III.—FATE OF THE FAMILY PORTRAITS

In connection with family traditions and family portraits there are bound to be some grimly humorous episodes with the lapse of time, owing to the exactions of those Chancellors of the Exchequer who have held office since the creation of the Death Duties, as they are called. When a man with no ready money of his own inherits an estate that has not paid its expenses for many years, and a splendid mansion containing about fifty pictures, which, according to the most recent auction-room prices, may be worth from £100,000 to £150,000—people at picture sales think in pounds and bid in guineas—the question that at once presents itself is how to meet the demands of Somerset House. The fortunate heir, without a penny in his pocket, is called on to hand over from £10,000 to £15,000, according to his relationship to the late owner, and he wonders how he is to do it. In some cases that have come under my notice the only feasible way out of the difficulty has been taken, and some of the pictures have been sold in order to pay for the privilege of retaining the others.
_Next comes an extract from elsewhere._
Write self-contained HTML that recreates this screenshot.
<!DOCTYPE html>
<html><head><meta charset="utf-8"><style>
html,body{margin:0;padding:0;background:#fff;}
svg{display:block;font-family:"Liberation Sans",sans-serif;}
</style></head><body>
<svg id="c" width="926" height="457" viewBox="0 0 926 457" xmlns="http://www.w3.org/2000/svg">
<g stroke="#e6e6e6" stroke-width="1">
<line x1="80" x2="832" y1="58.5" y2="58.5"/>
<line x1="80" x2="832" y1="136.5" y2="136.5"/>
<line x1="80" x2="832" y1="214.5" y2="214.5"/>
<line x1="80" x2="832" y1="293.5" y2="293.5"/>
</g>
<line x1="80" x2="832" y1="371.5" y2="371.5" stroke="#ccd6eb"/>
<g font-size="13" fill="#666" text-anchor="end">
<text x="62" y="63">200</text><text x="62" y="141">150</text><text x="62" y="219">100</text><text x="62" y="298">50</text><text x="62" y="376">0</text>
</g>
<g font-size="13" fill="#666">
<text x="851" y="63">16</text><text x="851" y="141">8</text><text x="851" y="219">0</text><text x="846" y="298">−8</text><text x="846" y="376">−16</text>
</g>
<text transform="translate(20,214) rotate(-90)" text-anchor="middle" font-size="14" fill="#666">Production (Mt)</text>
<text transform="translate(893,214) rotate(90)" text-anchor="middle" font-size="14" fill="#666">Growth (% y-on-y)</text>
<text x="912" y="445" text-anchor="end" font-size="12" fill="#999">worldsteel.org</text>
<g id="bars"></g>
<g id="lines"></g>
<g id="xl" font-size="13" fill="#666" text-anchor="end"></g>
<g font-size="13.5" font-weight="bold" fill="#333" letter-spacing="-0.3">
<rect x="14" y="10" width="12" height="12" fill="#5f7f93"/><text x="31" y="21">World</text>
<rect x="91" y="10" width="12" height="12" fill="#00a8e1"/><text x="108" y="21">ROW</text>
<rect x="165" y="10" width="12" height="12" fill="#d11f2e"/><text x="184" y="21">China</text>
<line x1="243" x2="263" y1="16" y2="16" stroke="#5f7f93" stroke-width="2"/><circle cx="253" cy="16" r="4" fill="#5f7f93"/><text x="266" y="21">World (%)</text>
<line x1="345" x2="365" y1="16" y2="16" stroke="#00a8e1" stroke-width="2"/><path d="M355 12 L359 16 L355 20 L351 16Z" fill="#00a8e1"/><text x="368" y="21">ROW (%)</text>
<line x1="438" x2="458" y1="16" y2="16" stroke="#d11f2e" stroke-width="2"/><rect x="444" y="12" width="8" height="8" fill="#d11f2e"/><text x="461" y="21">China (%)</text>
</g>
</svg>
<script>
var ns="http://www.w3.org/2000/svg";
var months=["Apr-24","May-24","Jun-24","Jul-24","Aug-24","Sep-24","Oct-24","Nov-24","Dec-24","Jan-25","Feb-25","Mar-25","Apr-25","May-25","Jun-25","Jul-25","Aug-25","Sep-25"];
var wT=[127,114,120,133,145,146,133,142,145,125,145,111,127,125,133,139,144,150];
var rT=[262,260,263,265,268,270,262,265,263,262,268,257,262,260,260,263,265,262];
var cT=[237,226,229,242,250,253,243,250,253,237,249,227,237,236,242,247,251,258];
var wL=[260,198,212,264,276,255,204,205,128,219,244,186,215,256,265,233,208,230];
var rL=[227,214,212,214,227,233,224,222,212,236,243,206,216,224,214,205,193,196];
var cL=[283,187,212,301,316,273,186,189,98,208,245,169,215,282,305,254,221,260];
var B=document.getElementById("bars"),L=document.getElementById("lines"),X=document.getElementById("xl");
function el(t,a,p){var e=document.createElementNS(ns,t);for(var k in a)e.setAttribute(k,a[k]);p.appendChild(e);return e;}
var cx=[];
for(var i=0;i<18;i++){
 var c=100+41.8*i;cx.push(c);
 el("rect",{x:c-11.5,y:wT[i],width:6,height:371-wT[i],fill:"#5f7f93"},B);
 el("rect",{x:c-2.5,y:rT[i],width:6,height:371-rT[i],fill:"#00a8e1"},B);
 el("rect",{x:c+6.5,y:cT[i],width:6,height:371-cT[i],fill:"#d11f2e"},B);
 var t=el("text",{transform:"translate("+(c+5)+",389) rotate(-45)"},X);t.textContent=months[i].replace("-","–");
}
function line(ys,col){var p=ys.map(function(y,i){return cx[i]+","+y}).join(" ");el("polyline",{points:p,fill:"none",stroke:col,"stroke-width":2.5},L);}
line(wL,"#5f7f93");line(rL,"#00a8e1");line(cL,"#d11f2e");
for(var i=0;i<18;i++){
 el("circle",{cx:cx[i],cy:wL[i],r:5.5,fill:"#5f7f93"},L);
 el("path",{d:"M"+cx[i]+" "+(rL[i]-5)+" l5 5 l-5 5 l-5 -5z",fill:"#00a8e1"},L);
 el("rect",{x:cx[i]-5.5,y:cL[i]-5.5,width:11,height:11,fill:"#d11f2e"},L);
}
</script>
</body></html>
In the case of some historical mansions, however, every picture in the gallery is perfectly well known to the world, and the heir has a good many more qualms about selling any of them than Charles Surface had about disposing of his collection, with the exception of “the little ill-looking fellow over the settee.” He feels—if he is capable of any feeling at all—that he is selling his own flesh and blood, and he always wonders what people will say when they come to visit the historical house and find blank panels in which, for perhaps two or three hundred years, stately figures of men and graceful figures of women had appeared.

What is he to do in such circumstances, while he is thinking his thoughts on a settee in the hall, and the Chancellor of the Exchequer is pulling away like mad at the wrought-iron bell handle outside and telling the butler that his instructions are not to leave the place until his bill is paid?
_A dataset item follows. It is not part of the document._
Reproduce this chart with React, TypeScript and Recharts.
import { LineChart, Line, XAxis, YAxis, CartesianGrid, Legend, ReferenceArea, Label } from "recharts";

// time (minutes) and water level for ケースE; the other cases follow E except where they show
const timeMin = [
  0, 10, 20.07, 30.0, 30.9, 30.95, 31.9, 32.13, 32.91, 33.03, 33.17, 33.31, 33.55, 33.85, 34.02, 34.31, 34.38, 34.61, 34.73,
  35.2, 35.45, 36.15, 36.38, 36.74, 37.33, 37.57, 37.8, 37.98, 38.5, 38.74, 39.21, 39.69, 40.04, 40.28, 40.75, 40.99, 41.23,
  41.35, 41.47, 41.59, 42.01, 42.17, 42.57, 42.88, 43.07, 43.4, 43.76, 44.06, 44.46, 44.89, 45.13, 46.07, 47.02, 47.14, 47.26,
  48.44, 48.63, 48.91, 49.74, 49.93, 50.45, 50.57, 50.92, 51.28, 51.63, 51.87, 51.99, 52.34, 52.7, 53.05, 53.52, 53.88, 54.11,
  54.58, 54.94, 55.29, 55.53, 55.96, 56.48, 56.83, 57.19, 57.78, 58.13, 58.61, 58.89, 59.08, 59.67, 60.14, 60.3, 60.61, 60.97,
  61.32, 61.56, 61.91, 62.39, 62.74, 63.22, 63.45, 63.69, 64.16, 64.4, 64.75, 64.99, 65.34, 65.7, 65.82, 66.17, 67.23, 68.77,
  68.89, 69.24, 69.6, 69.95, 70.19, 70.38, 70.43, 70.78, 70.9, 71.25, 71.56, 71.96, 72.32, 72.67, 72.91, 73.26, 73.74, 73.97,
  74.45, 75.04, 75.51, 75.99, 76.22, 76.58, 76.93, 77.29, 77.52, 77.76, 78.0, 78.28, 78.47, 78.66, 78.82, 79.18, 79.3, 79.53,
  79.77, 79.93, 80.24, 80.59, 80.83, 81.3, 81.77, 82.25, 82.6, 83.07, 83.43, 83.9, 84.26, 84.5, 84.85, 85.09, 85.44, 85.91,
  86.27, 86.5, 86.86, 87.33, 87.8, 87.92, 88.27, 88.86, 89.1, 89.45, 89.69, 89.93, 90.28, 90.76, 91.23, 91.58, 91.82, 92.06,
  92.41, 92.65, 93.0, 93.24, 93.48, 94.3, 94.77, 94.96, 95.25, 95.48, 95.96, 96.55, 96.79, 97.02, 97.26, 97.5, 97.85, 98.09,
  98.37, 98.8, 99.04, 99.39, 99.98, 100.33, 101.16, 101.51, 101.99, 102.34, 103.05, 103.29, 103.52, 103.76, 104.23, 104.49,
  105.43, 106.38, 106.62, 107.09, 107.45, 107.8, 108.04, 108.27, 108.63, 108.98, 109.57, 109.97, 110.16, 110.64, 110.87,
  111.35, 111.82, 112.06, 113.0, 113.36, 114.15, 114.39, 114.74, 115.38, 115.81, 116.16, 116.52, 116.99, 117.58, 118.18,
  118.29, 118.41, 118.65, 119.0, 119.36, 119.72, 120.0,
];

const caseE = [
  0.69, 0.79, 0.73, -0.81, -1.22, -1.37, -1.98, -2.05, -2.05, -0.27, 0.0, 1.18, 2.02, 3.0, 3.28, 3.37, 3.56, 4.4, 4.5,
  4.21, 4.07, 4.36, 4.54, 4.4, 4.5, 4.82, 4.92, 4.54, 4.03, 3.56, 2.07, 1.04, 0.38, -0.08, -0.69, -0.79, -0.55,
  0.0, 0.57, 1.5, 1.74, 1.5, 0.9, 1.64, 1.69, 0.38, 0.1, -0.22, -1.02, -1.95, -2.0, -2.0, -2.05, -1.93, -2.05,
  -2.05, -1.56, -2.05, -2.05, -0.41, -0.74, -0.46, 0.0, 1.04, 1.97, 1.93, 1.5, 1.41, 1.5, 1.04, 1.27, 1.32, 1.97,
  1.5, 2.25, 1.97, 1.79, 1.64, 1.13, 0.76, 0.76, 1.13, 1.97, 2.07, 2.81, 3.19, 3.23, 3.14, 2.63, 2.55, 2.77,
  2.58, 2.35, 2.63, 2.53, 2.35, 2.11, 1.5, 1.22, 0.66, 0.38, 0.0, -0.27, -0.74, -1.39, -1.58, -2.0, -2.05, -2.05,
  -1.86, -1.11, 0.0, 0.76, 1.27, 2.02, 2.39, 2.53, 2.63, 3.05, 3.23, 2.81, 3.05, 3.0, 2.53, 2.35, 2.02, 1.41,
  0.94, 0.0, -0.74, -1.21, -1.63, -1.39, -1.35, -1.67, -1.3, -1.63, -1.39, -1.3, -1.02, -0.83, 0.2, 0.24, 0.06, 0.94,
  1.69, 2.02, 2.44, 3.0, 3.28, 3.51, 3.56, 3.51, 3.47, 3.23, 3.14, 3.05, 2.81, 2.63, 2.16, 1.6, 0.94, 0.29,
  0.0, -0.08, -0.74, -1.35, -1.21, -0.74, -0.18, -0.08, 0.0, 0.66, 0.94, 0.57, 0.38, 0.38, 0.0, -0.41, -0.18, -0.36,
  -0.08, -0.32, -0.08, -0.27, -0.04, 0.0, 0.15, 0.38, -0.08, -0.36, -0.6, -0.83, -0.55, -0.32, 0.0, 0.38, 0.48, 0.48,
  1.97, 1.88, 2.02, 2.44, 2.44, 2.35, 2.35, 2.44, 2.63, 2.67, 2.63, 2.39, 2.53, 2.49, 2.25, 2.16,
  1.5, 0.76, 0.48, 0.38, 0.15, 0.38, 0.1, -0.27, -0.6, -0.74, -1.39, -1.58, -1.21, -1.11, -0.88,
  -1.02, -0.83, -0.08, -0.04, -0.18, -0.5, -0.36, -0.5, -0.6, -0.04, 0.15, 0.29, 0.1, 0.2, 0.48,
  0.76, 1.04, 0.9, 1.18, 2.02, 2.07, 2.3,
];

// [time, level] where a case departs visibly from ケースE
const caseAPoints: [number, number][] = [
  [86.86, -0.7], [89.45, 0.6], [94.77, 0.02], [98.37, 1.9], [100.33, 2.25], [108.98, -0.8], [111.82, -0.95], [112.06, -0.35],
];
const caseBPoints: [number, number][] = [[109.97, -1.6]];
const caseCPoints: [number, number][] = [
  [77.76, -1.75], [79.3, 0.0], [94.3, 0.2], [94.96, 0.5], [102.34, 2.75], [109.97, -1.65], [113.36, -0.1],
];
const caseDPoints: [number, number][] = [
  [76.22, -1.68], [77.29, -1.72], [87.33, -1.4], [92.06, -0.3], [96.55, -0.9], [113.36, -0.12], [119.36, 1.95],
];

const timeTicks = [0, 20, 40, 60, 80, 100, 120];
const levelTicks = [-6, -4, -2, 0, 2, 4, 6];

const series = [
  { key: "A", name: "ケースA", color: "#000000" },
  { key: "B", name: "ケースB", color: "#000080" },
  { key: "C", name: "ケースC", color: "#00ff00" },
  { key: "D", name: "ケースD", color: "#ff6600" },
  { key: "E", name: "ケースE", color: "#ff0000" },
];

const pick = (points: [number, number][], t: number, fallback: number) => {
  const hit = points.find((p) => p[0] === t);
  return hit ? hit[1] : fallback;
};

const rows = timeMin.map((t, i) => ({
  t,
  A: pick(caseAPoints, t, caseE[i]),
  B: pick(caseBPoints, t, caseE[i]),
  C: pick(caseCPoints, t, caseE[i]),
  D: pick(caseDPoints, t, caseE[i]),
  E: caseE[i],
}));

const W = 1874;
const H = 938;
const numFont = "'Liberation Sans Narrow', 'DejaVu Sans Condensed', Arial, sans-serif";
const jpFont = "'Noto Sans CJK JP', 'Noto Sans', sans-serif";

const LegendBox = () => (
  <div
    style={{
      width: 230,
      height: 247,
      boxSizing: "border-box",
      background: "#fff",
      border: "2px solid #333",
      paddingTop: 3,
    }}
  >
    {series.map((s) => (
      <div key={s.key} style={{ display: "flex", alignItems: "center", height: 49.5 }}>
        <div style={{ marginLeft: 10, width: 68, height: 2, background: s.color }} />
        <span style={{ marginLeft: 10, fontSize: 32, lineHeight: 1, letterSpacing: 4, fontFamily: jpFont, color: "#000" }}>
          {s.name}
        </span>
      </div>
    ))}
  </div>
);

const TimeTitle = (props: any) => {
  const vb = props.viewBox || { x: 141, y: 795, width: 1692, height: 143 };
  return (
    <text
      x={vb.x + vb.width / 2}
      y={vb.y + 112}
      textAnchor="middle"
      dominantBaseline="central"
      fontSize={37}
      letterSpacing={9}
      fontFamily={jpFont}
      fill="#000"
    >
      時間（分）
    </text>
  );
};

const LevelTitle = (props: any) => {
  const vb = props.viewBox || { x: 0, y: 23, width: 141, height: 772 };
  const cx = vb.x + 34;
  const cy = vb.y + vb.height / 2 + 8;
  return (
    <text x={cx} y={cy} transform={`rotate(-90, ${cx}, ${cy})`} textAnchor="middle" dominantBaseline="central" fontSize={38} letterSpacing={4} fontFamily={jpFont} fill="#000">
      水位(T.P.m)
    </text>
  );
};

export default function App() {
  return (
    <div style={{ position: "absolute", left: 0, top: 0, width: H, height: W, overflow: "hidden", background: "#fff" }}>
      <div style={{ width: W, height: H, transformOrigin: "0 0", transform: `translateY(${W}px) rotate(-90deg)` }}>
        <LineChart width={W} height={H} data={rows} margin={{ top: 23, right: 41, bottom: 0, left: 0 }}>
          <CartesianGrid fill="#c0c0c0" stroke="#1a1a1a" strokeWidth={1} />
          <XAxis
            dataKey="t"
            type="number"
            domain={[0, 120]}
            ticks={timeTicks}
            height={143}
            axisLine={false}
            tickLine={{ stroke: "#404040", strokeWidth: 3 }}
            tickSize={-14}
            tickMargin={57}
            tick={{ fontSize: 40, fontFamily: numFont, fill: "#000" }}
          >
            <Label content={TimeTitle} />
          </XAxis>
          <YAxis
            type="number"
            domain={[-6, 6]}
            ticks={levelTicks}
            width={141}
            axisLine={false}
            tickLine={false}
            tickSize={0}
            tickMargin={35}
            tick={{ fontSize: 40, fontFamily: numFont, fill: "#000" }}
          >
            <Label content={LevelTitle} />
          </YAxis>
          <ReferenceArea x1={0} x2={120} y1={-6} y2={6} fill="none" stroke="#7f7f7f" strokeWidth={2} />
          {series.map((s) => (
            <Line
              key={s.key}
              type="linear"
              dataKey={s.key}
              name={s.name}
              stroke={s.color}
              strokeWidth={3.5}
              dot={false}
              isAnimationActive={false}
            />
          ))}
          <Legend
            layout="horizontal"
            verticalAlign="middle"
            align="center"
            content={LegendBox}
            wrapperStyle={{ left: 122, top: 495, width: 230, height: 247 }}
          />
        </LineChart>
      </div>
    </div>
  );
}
It seems that there is only one way by which the honour of the family can be preserved. There are trusty agents who can negotiate for an immediate and a secret sale of certain of the pictures. These are taken out of their frames or out of their panels, copies are made and put where the originals had been for years, and when the latter are passed on to New York or Chicago, unsuspecting lovers of Art stand beneath copies in admiration of the power of the Masters!

That is how the honour of the great family remains untarnished, while the Chancellor of the Exchequer strikes a match on one of the stone columns of the porch, lights his cigarette, and goes jauntily down the avenue with a large cheque in his breast-pocket.
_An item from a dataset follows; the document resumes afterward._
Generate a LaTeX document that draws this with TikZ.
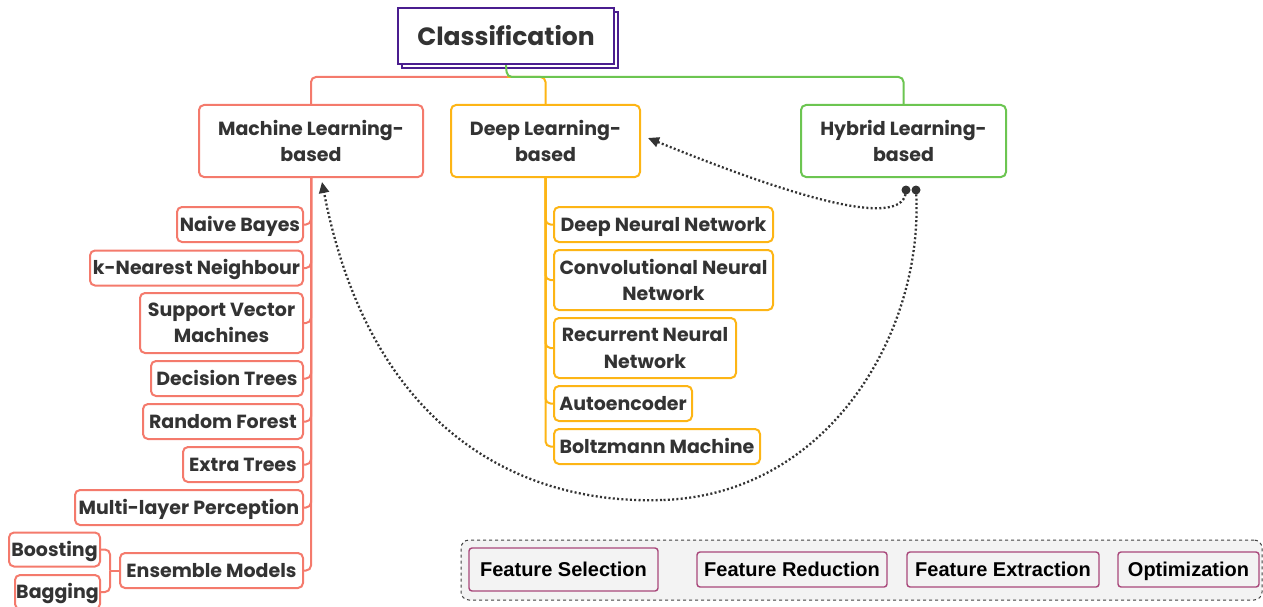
\documentclass[tikz,border=0pt]{standalone}
\usepackage{fontspec}
\setmainfont{Poppins}
\newfontfamily\featfont{Liberation Sans}
\usetikzlibrary{arrows.meta}
\definecolor{mlred}{HTML}{F47A6C}
\definecolor{dlorange}{HTML}{FDB515}
\definecolor{hygreen}{HTML}{6CC551}
\definecolor{clspurple}{HTML}{4A1D8F}
\definecolor{txt}{HTML}{333333}
\definecolor{featborder}{HTML}{A8477A}
\definecolor{featfill}{HTML}{F3F3F3}
\definecolor{dotc}{HTML}{333333}
\tikzset{
  base/.style={draw, line width=2pt, rounded corners=5pt, fill=white, text=txt,
    font=\fontsize{19}{26.5}\selectfont\bfseries, inner sep=0pt, align=center},
  single/.style={text height=14pt, text depth=1pt},
  mlbox/.style={base, draw=mlred},
  dlbox/.style={base, draw=dlorange},
  hybox/.style={base, draw=hygreen},
  mlline/.style={draw=mlred, line width=2pt, rounded corners=5pt},
  dlline/.style={draw=dlorange, line width=2pt, rounded corners=5pt},
  hyline/.style={draw=hygreen, line width=2pt, rounded corners=5pt},
  featbox/.style={draw=featborder, line width=1.4pt, rounded corners=3pt, fill=featfill,
    text=black, font=\featfont\fontsize{20}{24}\selectfont\bfseries, inner sep=0pt,
    text height=13pt, text depth=0pt},
  dotline/.style={draw=dotc, line width=2.3pt, dash pattern=on 2pt off 2.3pt},
  dotarrow/.style={dotline, -{Triangle[length=11pt,width=10pt]}},
}
\begin{document}
\begin{tikzpicture}[x=1pt,y=-1pt]
\useasboundingbox (0,0) rectangle (1263,607);

% Classification
\node[draw=clspurple, line width=2.2pt, fill=white, minimum width=216pt, minimum height=56pt, inner sep=0pt] (clsshadow) at (510,40) {};
\node[draw=clspurple, line width=2.2pt, fill=white, minimum width=216pt, minimum height=56pt, inner sep=0pt,
  text=txt, font=\fontsize{25}{30}\selectfont\bfseries] (cls) at (506,36) {Classification};

% level 1
\node[mlbox, minimum width=224pt, minimum height=72pt] (ml) at (311,141) {Machine Learning-\\based};
\node[dlbox, minimum width=189pt, minimum height=72pt] (dl) at (545.5,141) {Deep Learning-\\based};
\node[hybox, minimum width=205pt, minimum height=72pt] (hy) at (903.5,141) {Hybrid Learning-\\based};

\coordinate (cj) at (507,77);
\draw[dlline] (cj) -| (dl.north);
\draw[mlline] (cj) -| (ml.north);
\draw[hyline] (cls.south) -- (cj) -| (hy.north);

% ML children
\node[mlbox, single, minimum width=126pt, minimum height=35pt] (nb) at (240,224.5) {Naive Bayes};
\node[mlbox, single, minimum width=213pt, minimum height=35pt] (knn) at (196.5,268) {k-Nearest Neighbour};
\node[mlbox, minimum width=163pt, minimum height=60pt] (svm) at (221.5,323) {Support Vector\\Machines};
\node[mlbox, single, minimum width=152pt, minimum height=35pt] (dt) at (227,378.5) {Decision Trees};
\node[mlbox, single, minimum width=160pt, minimum height=35pt] (rf) at (223,421.5) {Random Forest};
\node[mlbox, single, minimum width=120pt, minimum height=35pt] (et) at (243,464.5) {Extra Trees};
\node[mlbox, single, minimum width=228pt, minimum height=35pt] (mlp) at (189,507.5) {Multi-layer Perception};
\node[mlbox, single, minimum width=183pt, minimum height=35pt] (ens) at (211.5,570.5) {Ensemble Models};
\node[mlbox, single, minimum width=91pt, minimum height=34pt] (boost) at (54.5,549.5) {Boosting};
\node[mlbox, single, minimum width=85pt, minimum height=34pt] (bag) at (57.5,592) {Bagging};

\foreach \c in {nb,knn,svm,dt,rf,et,mlp,ens}{
  \draw[mlline] (ml.south) |- (\c.east);
}
\coordinate (ensj) at (110,570.5);
\draw[mlline] (ens.west) -- (ensj);
\draw[mlline] (ensj) |- (boost.east);
\draw[mlline] (ensj) |- (bag.east);

% DL children
\node[dlbox, single, minimum width=219pt, minimum height=35pt, anchor=west] (dnn) at (553,224.5) {Deep Neural Network};
\node[dlbox, minimum width=219pt, minimum height=60pt, anchor=west] (cnn) at (553,280) {Convolutional Neural\\Network};
\node[dlbox, minimum width=182pt, minimum height=60pt, anchor=west] (rnn) at (553,348) {Recurrent Neural\\Network};
\node[dlbox, single, minimum width=138pt, minimum height=35pt, anchor=west] (ae) at (553,403.5) {Autoencoder};
\node[dlbox, single, minimum width=206pt, minimum height=35pt, anchor=west] (bm) at (553,446.5) {Boltzmann Machine};
\foreach \c in {dnn,cnn,rnn,ae,bm}{
  \draw[dlline] (dl.south) |- (\c.west);
}

% dotted relations
\coordinate (d1) at (906,190);
\coordinate (d2) at (916,190);
\coordinate (bot) at (662,500);
\coordinate (dlin) at (648,138);
\coordinate (mlin) at (322,182);
\draw[dotarrow] (d1) .. controls (906,230) and (800,200) .. (dlin);
\draw[dotline] (d2) .. controls (925,330) and (830,495) .. (bot);
\draw[dotarrow] (bot) .. controls (520,505) and (370,430) .. (mlin);
\fill[dotc] (d1) circle (4.5pt);
\fill[dotc] (d2) circle (4.5pt);

% bottom group
\node[draw=black!75, dashed, line width=1pt, rounded corners=8pt, fill=featfill,
  minimum width=801pt, minimum height=60pt, inner sep=0pt] (grp) at (861.5,570) {};
\node[featbox, minimum width=189pt, minimum height=43pt] (fs) at (563.5,569.5) {Feature Selection};
\node[featbox, minimum width=190pt, minimum height=35pt] (fr) at (792,569.5) {Feature Reduction};
\node[featbox, minimum width=192pt, minimum height=35pt] (fe) at (1003,569.5) {Feature Extraction};
\node[featbox, minimum width=141pt, minimum height=35pt] (op) at (1188.5,569.5) {Optimization};
\end{tikzpicture}
\end{document}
All very well this for the time being; but a little comedy may possibly take place some years later, when once again Death Duties have to be paid, and probably at an increased rate per cent. No note may have been made of the pictures that were sold, and the copies have been subjected to the admiration of visitors without a misgiving. There are, I happen to know, copyists of Sir Joshua Reynolds and others of Thomas Gainsborough, Romney, Raeburn, Lawrence, and the rest, of such skill in reproducing the style of their particular Master that only the cleverest connoisseur could say, after the lapse of a year or two, which are the originals and which the copies. How, then, is a valuation to be made when the new owner enters upon his inheritance?

I fancy that it will be discovered Masters than were suspected of it had made replicas of their greatest works, and shipped off one to Chicago while selling the other to the great English families who gave them the order a hundred years or so ago.